SOURCE MATERIAL:
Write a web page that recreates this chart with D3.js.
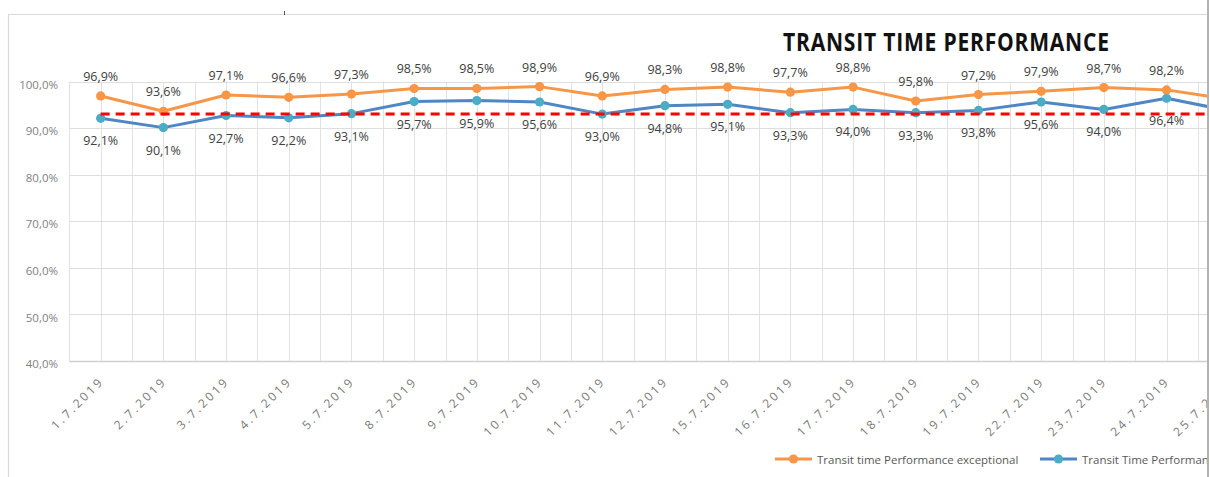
<!DOCTYPE html>
<html>
<head>
<meta charset="utf-8">
<script src="https://cdn.jsdelivr.net/npm/d3@7"></script>
<style>
  html, body { margin: 0; padding: 0; background: #ffffff; overflow: hidden; }
  svg { display: block; }
</style>
</head>
<body>
<svg id="chart" width="1210" height="477"></svg>
<script>
const categories = ["1.7.2019","2.7.2019","3.7.2019","4.7.2019","5.7.2019","8.7.2019","9.7.2019","10.7.2019","11.7.2019","12.7.2019","15.7.2019","16.7.2019","17.7.2019","18.7.2019","19.7.2019","22.7.2019","23.7.2019","24.7.2019","25.7.2019"];
const exceptional = [96.9,93.6,97.1,96.6,97.3,98.5,98.5,98.9,96.9,98.3,98.8,97.7,98.8,95.8,97.2,97.9,98.7,98.2,96.2];
const performance = [92.1,90.1,92.7,92.2,93.1,95.7,95.9,95.6,93.0,94.8,95.1,93.3,94.0,93.3,93.8,95.6,94.0,96.4,93.7];
const target = [93,93,93,93,93,93,93,93,93,93,93,93,93,93,93,93,93,93,93];
const yTicks = [40,50,60,70,80,90,100];
const yTickLabels = ["40,0%","50,0%","60,0%","70,0%","80,0%","90,0%","100,0%"];
const titleText = "TRANSIT TIME PERFORMANCE";
const seriesNames = ["Transit time Performance exceptional","Transit Time Performance"];

const svg = d3.select("#chart");
const W = 1210, H = 477, CLIPX = 1207;
const FONT = "'Open Sans', 'DejaVu Sans', sans-serif";

const plotLeft = 69.3, band = 62.7;
const x = d3.scaleBand().domain(categories).range([plotLeft, plotLeft + band * categories.length]).padding(0);
const y = d3.scaleLinear().domain([40, 100]).range([361, 81.5]);
const cx = c => x(c) + x.bandwidth() / 2;
const fmt = v => d3.format(".1f")(v).replace(".", ",") + "%";

svg.append("defs").append("clipPath").attr("id", "clip")
  .append("rect").attr("x", 0).attr("y", 0).attr("width", CLIPX).attr("height", H);

const root = svg.append("g").attr("clip-path", "url(#clip)");

// outer chart border (top/left)
root.append("path").attr("d", `M8.5,${H} V14.5 H1208`).attr("fill", "none").attr("stroke", "#d9d9d9").attr("stroke-width", 1.2);
svg.append("line").attr("x1", 284.5).attr("x2", 284.5).attr("y1", 11).attr("y2", 15).attr("stroke", "#555").attr("stroke-width", 1);

// horizontal gridlines
root.append("g").selectAll("line").data(yTicks).join("line")
  .attr("x1", plotLeft).attr("x2", x.range()[1])
  .attr("y1", d => Math.round(y(d)) + 0.5).attr("y2", d => Math.round(y(d)) + 0.5)
  .attr("stroke", d => d === 40 ? "#d0d0d0" : "#dedede")
  .attr("stroke-width", d => d === 40 ? 1.6 : 1);

// vertical gridlines at band edges and centers
const vlines = [];
categories.forEach(c => { vlines.push(x(c)); vlines.push(cx(c)); });
vlines.push(x.range()[1]);
root.append("g").selectAll("line").data(vlines).join("line")
  .attr("x1", d => Math.round(d) + 0.5).attr("x2", d => Math.round(d) + 0.5)
  .attr("y1", y(100)).attr("y2", y(40))
  .attr("stroke", "#e2e2e2").attr("stroke-width", 1);

// y axis
const yAxis = d3.axisLeft(y).tickValues(yTicks).tickSize(0).tickPadding(0)
  .tickFormat((d, i) => yTickLabels[i]);
const gy = root.append("g").attr("transform", "translate(58,3)").call(yAxis);
gy.select(".domain").remove();
gy.selectAll("text").attr("font-family", FONT).attr("font-size", 11.5).attr("fill", "#7f7f7f");

// x axis
const xAxis = d3.axisBottom(x).tickSize(0).tickPadding(0);
const gx = root.append("g").call(xAxis);
gx.select(".domain").remove();
gx.selectAll(".tick").attr("transform", d => `translate(${cx(d) + 4},382)`);
gx.selectAll("text")
  .attr("font-family", FONT).attr("font-size", 12).attr("fill", "#7a7a7a")
  .attr("letter-spacing", "2.6px")
  .attr("text-anchor", "end").attr("dy", 0).attr("y", 0).attr("x", 0)
  .attr("transform", "rotate(-45)");

const orange = "#f79646", blueLine = "#4f86c6", blueDot = "#4bacc6";
const line = d3.line().x((d, i) => cx(categories[i])).y(d => y(d));

// series
root.append("path").datum(performance).attr("d", line).attr("fill", "none")
  .attr("stroke", blueLine).attr("stroke-width", 3).attr("stroke-linejoin", "round");
root.append("g").selectAll("circle").data(performance).join("circle")
  .attr("cx", (d, i) => cx(categories[i])).attr("cy", d => y(d)).attr("r", 4.6).attr("fill", blueDot);

root.append("path").datum(exceptional).attr("d", line).attr("fill", "none")
  .attr("stroke", orange).attr("stroke-width", 3).attr("stroke-linejoin", "round");
root.append("g").selectAll("circle").data(exceptional).join("circle")
  .attr("cx", (d, i) => cx(categories[i])).attr("cy", d => y(d)).attr("r", 4.6).attr("fill", orange);

// target dashed line
root.append("path").datum(target).attr("d", line).attr("fill", "none")
  .attr("stroke", "#ff0000").attr("stroke-width", 3).attr("stroke-dasharray", "9,6");

// data labels (only for points inside the visible frame)
const visible = (d, i) => cx(categories[i]) + 18 < CLIPX;
const exLab = exceptional.map((v, i) => ({v, i})).filter(d => visible(d.v, d.i));
const pfLab = performance.map((v, i) => ({v, i})).filter(d => visible(d.v, d.i));
root.append("g").selectAll("text").data(exLab).join("text")
  .attr("x", d => cx(categories[d.i])).attr("y", d => y(d.v) - 15)
  .attr("text-anchor", "middle").attr("font-family", FONT).attr("font-size", 12.5)
  .attr("fill", "#404040").text(d => fmt(d.v));
root.append("g").selectAll("text").data(pfLab).join("text")
  .attr("x", d => cx(categories[d.i])).attr("y", d => y(d.v) + 27)
  .attr("text-anchor", "middle").attr("font-family", FONT).attr("font-size", 12.5)
  .attr("fill", "#404040").text(d => fmt(d.v));

// title
root.append("text").attr("transform", "translate(783,51) scale(0.86,1)")
  .attr("font-family", FONT).attr("font-weight", "bold").attr("font-size", 24.5)
  .attr("fill", "#111").attr("textLength", 326 / 0.86).attr("lengthAdjust", "spacing")
  .text(titleText);

// legend
const legend = [
  {name: seriesNames[0], lc: orange, dc: orange, x: 775},
  {name: seriesNames[1], lc: blueLine, dc: blueDot, x: 1040}
];
const lg = root.append("g").selectAll("g").data(legend).join("g")
  .attr("transform", d => `translate(${d.x},459)`);
lg.append("line").attr("x1", 0).attr("x2", 37).attr("y1", 0).attr("y2", 0)
  .attr("stroke", d => d.lc).attr("stroke-width", 3);
lg.append("circle").attr("cx", 18.5).attr("cy", 0).attr("r", 4.6).attr("fill", d => d.dc);
lg.append("text").attr("x", 42).attr("y", 4.5)
  .attr("font-family", FONT).attr("font-size", 11.5).attr("fill", "#595959")
  .text(d => d.name);

// right edge line
svg.append("line").attr("x1", 1208).attr("x2", 1208).attr("y1", 0).attr("y2", H)
  .attr("stroke", "#9a9a9a").attr("stroke-width", 1.5);
</script>
</body>
</html>
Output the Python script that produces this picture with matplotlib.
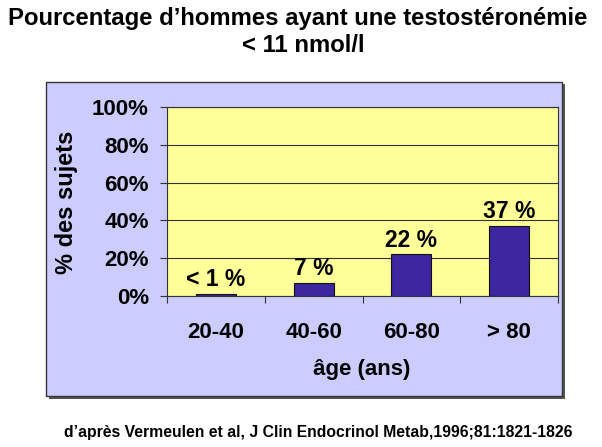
import matplotlib.pyplot as plt
import matplotlib.patches as mpatches

plt.rcParams['font.family'] = ['Liberation Sans', 'DejaVu Sans']
plt.rcParams['font.weight'] = 'bold'

categories = ['20-40', '40-60', '60-80', '> 80']
values = [1, 7, 22, 37]
bar_labels = ['< 1 %', '7 %', '22 %', '37 %']
yticks = [0, 20, 40, 60, 80, 100]
ytick_labels = ['0%', '20%', '40%', '60%', '80%', '100%']

W, H = 602, 447
fig = plt.figure(figsize=(W / 100, H / 100), dpi=100)
fig.patch.set_facecolor('white')

# lavender frame behind the chart, with a small shadow
shadow = mpatches.Rectangle((49 / W, 1 - 399 / H), 516 / W, 315 / H,
                            transform=fig.transFigure, facecolor='#555555',
                            edgecolor='none', zorder=0)
frame = mpatches.Rectangle((46 / W, 1 - 396 / H), 516 / W, 314 / H,
                           transform=fig.transFigure, facecolor='#CCCCFF',
                           edgecolor='#333333', linewidth=1, zorder=1)
fig.patches.extend([shadow, frame])

ax = fig.add_axes([167 / W, 1 - 296 / H, (558 - 167) / W, (296 - 107) / H])
ax.set_zorder(2)
ax.set_facecolor('#FFFF99')

x = range(len(categories))
bars = ax.bar(x, values, width=0.41, color='#3D27A0', edgecolor='#111111',
              linewidth=0.8, zorder=3)
for b, lab in zip(bars, bar_labels):
    ax.annotate(lab, (b.get_x() + b.get_width() / 2, b.get_height()),
                xytext=(0, 2), textcoords='offset points',
                ha='center', va='bottom', fontsize=16.5, fontweight='bold')

ax.set_xlim(-0.5, len(categories) - 0.5)
ax.set_ylim(0, 100)
ax.set_yticks(yticks)
ax.set_yticklabels(ytick_labels)
ax.set_xticks(list(x))
ax.set_xticklabels(categories)
ax.set_xticks([i - 0.5 for i in range(len(categories) + 1)], minor=True)
ax.tick_params(axis='x', which='major', length=0, pad=19, labelsize=16)
ax.tick_params(axis='x', which='minor', length=5, width=0.8, color='#333333')
ax.tick_params(axis='y', length=5, width=0.8, color='#333333', pad=8,
               labelsize=16)
ax.yaxis.grid(True, color='#333333', linewidth=0.8)
ax.set_axisbelow(True)
for s in ax.spines.values():
    s.set_color('#333333')
    s.set_linewidth(0.8)

fig.text(67 / W, 1 - 202 / H, '% des sujets', rotation=90, ha='center',
         va='center', fontsize=17, fontweight='bold')
fig.text(362 / W, 1 - 370 / H, 'âge (ans)', ha='center', va='center',
         fontsize=16, fontweight='bold')

fig.text(298 / W, 1 - 18 / H, 'Pourcentage d\u2019hommes ayant une testostéronémie',
         ha='center', va='center', fontsize=17.2, fontweight='bold')
fig.text(303 / W, 1 - 46 / H, '< 11 nmol/l', ha='center', va='center',
         fontsize=17.2, fontweight='bold')
fig.text(573 / W, 1 - 433 / H,
         'd\u2019après Vermeulen et al, J Clin Endocrinol Metab,1996;81:1821-1826',
         ha='right', va='center', fontsize=11.3, fontweight='bold')

fig.savefig('out.png', dpi=100)
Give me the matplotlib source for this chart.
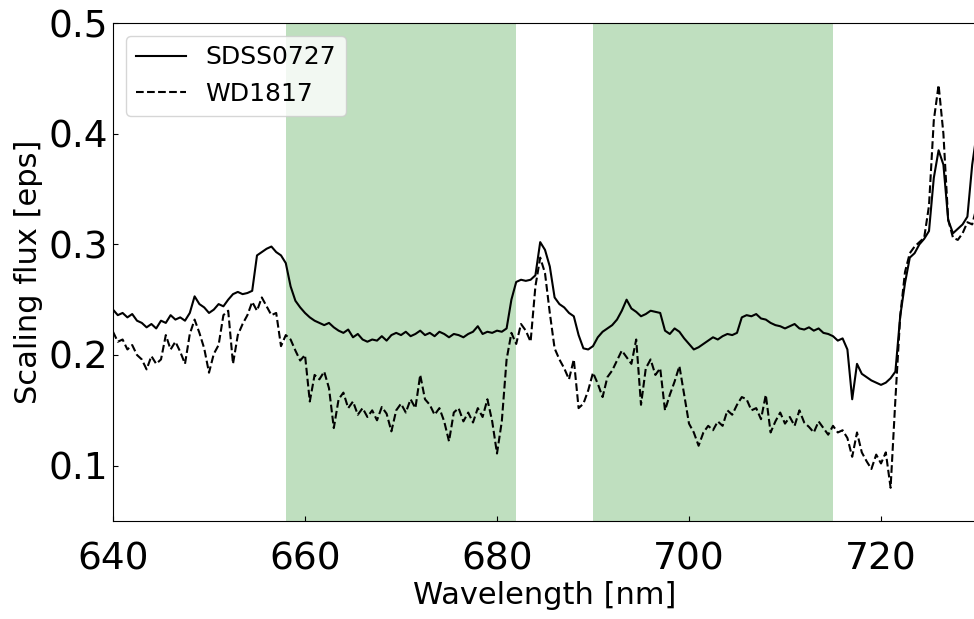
import matplotlib

matplotlib.use("Agg")
import matplotlib.pyplot as plt  # noqa: E402
import numpy as np  # noqa: E402

# wavelength grid, 0.5 nm steps from 640 to 730
wavelength = np.arange(640.0, 730.01, 0.5)

sdss0727 = [
    0.241, 0.236, 0.238, 0.234, 0.237, 0.231, 0.229, 0.225, 0.228, 0.224,
    0.231, 0.229, 0.236, 0.232, 0.234, 0.231, 0.238, 0.253, 0.246, 0.243,
    0.238, 0.241, 0.246, 0.244, 0.250, 0.255, 0.257, 0.255, 0.256, 0.258,
    0.290, 0.293, 0.296, 0.298, 0.293, 0.290, 0.283, 0.262, 0.249, 0.243,
    0.238, 0.234, 0.231, 0.229, 0.227, 0.229, 0.225, 0.222, 0.220, 0.223,
    0.216, 0.219, 0.214, 0.212, 0.214, 0.213, 0.217, 0.213, 0.218, 0.220,
    0.218, 0.221, 0.217, 0.219, 0.222, 0.218, 0.220, 0.217, 0.221, 0.219,
    0.216, 0.219, 0.218, 0.216, 0.219, 0.221, 0.226, 0.219, 0.221, 0.220,
    0.222, 0.221, 0.224, 0.250, 0.266, 0.268, 0.267, 0.268, 0.272, 0.302,
    0.295, 0.280, 0.252, 0.246, 0.243, 0.238, 0.235, 0.218, 0.206, 0.205,
    0.208, 0.216, 0.221, 0.224, 0.227, 0.232, 0.240, 0.250, 0.242, 0.239,
    0.235, 0.237, 0.240, 0.239, 0.238, 0.222, 0.219, 0.224, 0.221, 0.215,
    0.210, 0.205, 0.207, 0.210, 0.213, 0.216, 0.214, 0.217, 0.219, 0.218,
    0.220, 0.234, 0.236, 0.235, 0.237, 0.233, 0.232, 0.229, 0.227, 0.226,
    0.224, 0.226, 0.228, 0.224, 0.223, 0.225, 0.222, 0.224, 0.220, 0.219,
    0.217, 0.213, 0.215, 0.205, 0.160, 0.192, 0.183, 0.180, 0.177, 0.175,
    0.173, 0.175, 0.179, 0.185, 0.235, 0.265, 0.288, 0.292, 0.300, 0.305,
    0.312, 0.360, 0.385, 0.372, 0.322, 0.310, 0.314, 0.318, 0.325, 0.372,
    0.402,
]

wd1817 = [
    0.221, 0.212, 0.214, 0.205, 0.209, 0.200, 0.196, 0.187, 0.199, 0.192,
    0.196, 0.218, 0.205, 0.212, 0.203, 0.192, 0.219, 0.232, 0.220, 0.206,
    0.184, 0.201, 0.209, 0.236, 0.240, 0.192, 0.218, 0.228, 0.236, 0.248,
    0.240, 0.252, 0.244, 0.236, 0.238, 0.208, 0.218, 0.214, 0.204, 0.195,
    0.200, 0.158, 0.182, 0.178, 0.185, 0.170, 0.134, 0.160, 0.166, 0.152,
    0.158, 0.146, 0.152, 0.144, 0.150, 0.141, 0.153, 0.147, 0.131, 0.150,
    0.156, 0.148, 0.160, 0.152, 0.182, 0.160, 0.155, 0.146, 0.152, 0.140,
    0.122, 0.148, 0.152, 0.140, 0.148, 0.139, 0.152, 0.144, 0.160, 0.140,
    0.111, 0.140, 0.196, 0.220, 0.210, 0.228, 0.222, 0.212, 0.262, 0.288,
    0.274, 0.238, 0.206, 0.196, 0.188, 0.178, 0.196, 0.152, 0.156, 0.168,
    0.184, 0.174, 0.162, 0.180, 0.186, 0.195, 0.204, 0.198, 0.192, 0.214,
    0.155, 0.188, 0.196, 0.182, 0.188, 0.150, 0.164, 0.176, 0.190, 0.164,
    0.138, 0.130, 0.118, 0.130, 0.136, 0.132, 0.140, 0.136, 0.150, 0.146,
    0.155, 0.162, 0.160, 0.150, 0.152, 0.142, 0.164, 0.130, 0.140, 0.148,
    0.138, 0.144, 0.136, 0.150, 0.139, 0.135, 0.130, 0.140, 0.134, 0.128,
    0.136, 0.130, 0.132, 0.125, 0.108, 0.130, 0.112, 0.104, 0.097, 0.110,
    0.102, 0.112, 0.080, 0.160, 0.235, 0.275, 0.292, 0.298, 0.302, 0.306,
    0.335, 0.412, 0.444, 0.400, 0.322, 0.306, 0.304, 0.310, 0.320, 0.318,
    0.335,
]

bands = [(658, 682), (690, 715)]

fig = plt.figure(figsize=(9.74, 6.19), dpi=100)
ax = fig.add_axes([113 / 974, 98 / 619, 864 / 974, 498 / 619])

for lo, hi in bands:
    ax.axvspan(lo, hi, color="green", alpha=0.25, lw=0)

ax.plot(wavelength, sdss0727, color="black", lw=1.5, label="SDSS0727")
ax.plot(wavelength, wd1817, color="black", lw=1.5, ls="--", label="WD1817")

ax.set_xlim(640, 730)
ax.set_ylim(0.05, 0.5)
ax.set_xticks([640, 660, 680, 700, 720])
ax.set_yticks([0.1, 0.2, 0.3, 0.4, 0.5])
ax.tick_params(direction="in", labelsize=27)
ax.tick_params(axis="x", pad=15)
ax.set_xlabel("Wavelength [nm]", fontsize=22, labelpad=2)
ax.set_ylabel("Scaling flux [eps]", fontsize=22)
ax.legend(loc="upper left", fontsize=18)

fig.savefig("out.png", dpi=100)
plt.close(fig)
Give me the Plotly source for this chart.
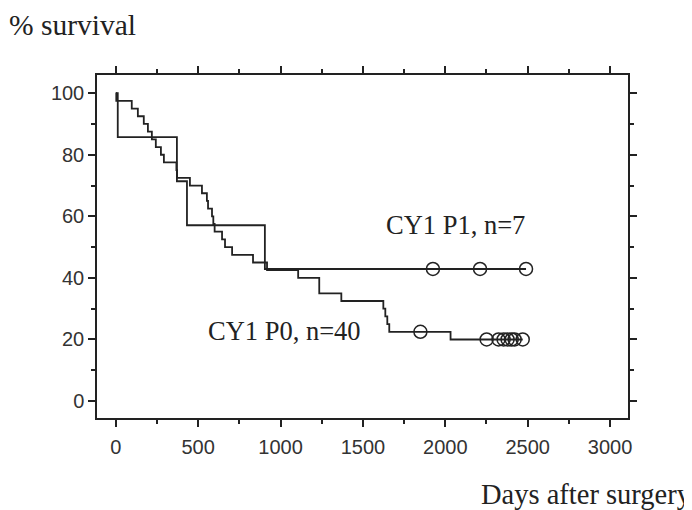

EXERCISE INSTRUCTIONS: Find all the lines containing "this" in the material, then copy them.

REPLY:
Write a web page that recreates this chart with D3.js.
Output the Python script that produces this picture with matplotlib.
Give me the matplotlib source for this chart.
Give me the Plotly source for this chart.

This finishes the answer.